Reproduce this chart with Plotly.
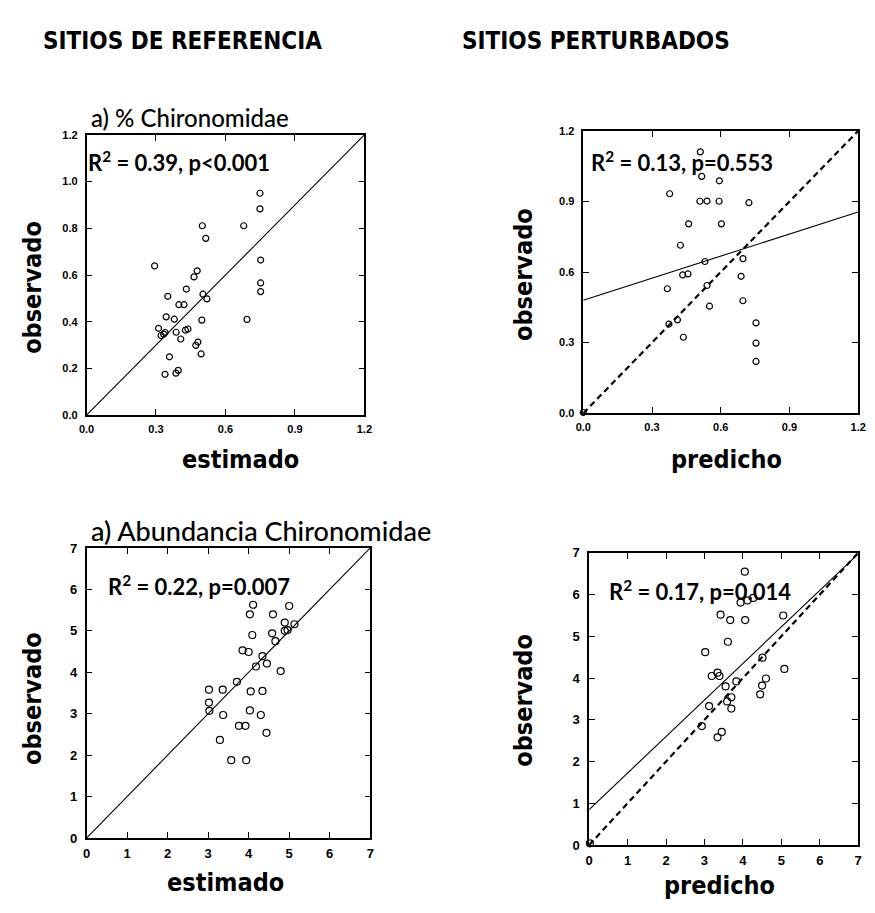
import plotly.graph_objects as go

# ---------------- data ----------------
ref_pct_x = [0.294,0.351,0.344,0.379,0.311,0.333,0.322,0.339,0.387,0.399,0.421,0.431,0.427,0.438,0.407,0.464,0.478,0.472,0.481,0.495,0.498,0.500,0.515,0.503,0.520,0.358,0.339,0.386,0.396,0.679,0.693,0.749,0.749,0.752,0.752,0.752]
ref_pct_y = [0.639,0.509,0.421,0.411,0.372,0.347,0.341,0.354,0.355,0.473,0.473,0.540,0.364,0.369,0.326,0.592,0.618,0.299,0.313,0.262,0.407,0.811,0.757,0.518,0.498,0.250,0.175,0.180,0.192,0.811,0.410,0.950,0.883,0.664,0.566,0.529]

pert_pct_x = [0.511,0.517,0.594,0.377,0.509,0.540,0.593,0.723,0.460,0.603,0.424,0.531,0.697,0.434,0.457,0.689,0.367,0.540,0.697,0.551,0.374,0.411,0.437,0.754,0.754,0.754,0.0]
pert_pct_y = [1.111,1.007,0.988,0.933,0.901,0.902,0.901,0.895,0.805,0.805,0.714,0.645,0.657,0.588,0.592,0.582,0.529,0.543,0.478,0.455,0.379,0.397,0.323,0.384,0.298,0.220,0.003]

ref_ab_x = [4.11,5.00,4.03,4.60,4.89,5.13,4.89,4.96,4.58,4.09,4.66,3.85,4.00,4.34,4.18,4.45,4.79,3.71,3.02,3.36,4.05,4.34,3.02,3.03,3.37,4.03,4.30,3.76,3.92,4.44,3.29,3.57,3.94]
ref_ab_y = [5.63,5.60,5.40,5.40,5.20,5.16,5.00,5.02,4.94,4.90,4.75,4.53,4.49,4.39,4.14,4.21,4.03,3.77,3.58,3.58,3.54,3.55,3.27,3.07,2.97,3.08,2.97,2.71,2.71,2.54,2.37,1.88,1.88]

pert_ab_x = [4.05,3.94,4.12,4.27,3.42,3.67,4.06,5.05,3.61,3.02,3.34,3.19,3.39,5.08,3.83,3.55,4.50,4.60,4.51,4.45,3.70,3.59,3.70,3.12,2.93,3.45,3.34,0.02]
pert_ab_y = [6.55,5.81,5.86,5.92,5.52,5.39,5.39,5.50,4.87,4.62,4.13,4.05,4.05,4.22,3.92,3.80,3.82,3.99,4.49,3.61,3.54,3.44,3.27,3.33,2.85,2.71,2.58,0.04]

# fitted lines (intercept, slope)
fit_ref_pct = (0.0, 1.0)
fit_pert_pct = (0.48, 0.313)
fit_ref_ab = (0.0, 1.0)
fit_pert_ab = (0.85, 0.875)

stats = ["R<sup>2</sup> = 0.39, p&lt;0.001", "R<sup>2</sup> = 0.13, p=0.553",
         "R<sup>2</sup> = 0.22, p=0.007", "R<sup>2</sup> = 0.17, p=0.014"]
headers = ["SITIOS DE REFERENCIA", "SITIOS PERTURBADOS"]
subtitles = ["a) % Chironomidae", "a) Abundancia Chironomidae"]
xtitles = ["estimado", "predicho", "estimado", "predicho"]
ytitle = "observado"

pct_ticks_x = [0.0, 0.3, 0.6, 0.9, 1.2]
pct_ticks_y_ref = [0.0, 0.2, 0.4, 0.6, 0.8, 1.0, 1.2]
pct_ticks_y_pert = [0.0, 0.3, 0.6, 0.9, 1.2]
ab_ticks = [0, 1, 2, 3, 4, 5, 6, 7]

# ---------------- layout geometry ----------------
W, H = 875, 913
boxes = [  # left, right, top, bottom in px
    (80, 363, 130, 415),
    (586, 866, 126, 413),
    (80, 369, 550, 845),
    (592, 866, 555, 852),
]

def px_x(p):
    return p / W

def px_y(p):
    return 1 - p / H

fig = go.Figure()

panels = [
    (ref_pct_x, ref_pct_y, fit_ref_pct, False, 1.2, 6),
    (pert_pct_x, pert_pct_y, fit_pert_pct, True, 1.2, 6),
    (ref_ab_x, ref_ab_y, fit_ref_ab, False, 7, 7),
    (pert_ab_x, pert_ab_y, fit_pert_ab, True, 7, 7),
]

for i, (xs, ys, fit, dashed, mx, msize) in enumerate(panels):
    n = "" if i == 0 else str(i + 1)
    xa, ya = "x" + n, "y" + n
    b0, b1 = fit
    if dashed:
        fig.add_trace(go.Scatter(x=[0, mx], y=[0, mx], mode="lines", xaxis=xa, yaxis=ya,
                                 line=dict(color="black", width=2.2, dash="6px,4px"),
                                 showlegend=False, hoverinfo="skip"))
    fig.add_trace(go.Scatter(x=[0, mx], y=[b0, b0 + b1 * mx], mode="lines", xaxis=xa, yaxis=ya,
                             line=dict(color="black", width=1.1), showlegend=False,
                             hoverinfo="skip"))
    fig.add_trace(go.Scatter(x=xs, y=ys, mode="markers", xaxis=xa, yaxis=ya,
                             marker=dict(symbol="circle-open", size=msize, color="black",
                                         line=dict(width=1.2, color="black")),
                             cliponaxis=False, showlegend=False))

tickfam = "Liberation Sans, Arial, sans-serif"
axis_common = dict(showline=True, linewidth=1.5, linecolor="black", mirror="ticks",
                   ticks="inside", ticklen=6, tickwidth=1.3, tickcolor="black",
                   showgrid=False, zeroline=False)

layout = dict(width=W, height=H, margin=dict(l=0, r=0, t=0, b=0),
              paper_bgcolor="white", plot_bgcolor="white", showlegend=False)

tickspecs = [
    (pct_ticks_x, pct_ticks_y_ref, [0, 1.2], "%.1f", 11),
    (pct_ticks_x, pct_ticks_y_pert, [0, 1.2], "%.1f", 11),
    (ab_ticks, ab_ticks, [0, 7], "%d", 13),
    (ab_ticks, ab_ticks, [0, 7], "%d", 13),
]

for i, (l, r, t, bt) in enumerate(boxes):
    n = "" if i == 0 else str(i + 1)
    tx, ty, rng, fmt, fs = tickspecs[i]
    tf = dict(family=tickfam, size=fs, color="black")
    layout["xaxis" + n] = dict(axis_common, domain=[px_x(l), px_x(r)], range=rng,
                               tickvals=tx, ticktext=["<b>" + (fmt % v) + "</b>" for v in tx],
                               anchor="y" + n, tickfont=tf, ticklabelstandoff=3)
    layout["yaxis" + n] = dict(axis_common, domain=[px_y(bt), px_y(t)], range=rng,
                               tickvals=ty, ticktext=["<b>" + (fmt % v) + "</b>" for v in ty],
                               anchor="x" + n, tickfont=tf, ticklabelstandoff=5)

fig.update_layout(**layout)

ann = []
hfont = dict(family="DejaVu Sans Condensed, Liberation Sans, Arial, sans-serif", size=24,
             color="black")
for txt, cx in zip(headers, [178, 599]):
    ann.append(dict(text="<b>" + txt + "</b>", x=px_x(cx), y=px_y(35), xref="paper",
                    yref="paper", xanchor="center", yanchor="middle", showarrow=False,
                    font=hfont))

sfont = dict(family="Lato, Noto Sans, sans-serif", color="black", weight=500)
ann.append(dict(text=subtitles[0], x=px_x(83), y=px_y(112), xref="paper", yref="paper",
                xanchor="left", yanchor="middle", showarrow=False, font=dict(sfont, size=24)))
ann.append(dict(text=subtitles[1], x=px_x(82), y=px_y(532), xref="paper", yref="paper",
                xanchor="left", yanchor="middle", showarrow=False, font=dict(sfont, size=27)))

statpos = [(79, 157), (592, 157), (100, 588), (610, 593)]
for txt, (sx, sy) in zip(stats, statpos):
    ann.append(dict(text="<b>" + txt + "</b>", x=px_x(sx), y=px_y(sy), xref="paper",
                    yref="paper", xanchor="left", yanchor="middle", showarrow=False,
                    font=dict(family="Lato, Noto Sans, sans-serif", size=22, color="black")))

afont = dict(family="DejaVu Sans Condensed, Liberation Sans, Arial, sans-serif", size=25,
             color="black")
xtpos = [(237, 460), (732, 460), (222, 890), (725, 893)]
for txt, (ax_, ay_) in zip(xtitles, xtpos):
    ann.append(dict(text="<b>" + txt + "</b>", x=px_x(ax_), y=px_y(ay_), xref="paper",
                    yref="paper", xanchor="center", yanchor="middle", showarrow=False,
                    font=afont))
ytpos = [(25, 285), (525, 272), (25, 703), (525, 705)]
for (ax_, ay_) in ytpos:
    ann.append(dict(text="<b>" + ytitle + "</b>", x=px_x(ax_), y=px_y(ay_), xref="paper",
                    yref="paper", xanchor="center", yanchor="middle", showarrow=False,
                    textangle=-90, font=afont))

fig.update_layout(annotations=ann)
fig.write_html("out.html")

....

_DO THIS:_
Please restate the material above line by line, exactly, beginning at its first line and ending with the line that contains "import plotly.graph_objects as go", without any pictures.

_OUTPUT FOR THIS EXERCISE:_
Reproduce this chart with Plotly.
import plotly.graph_objects as go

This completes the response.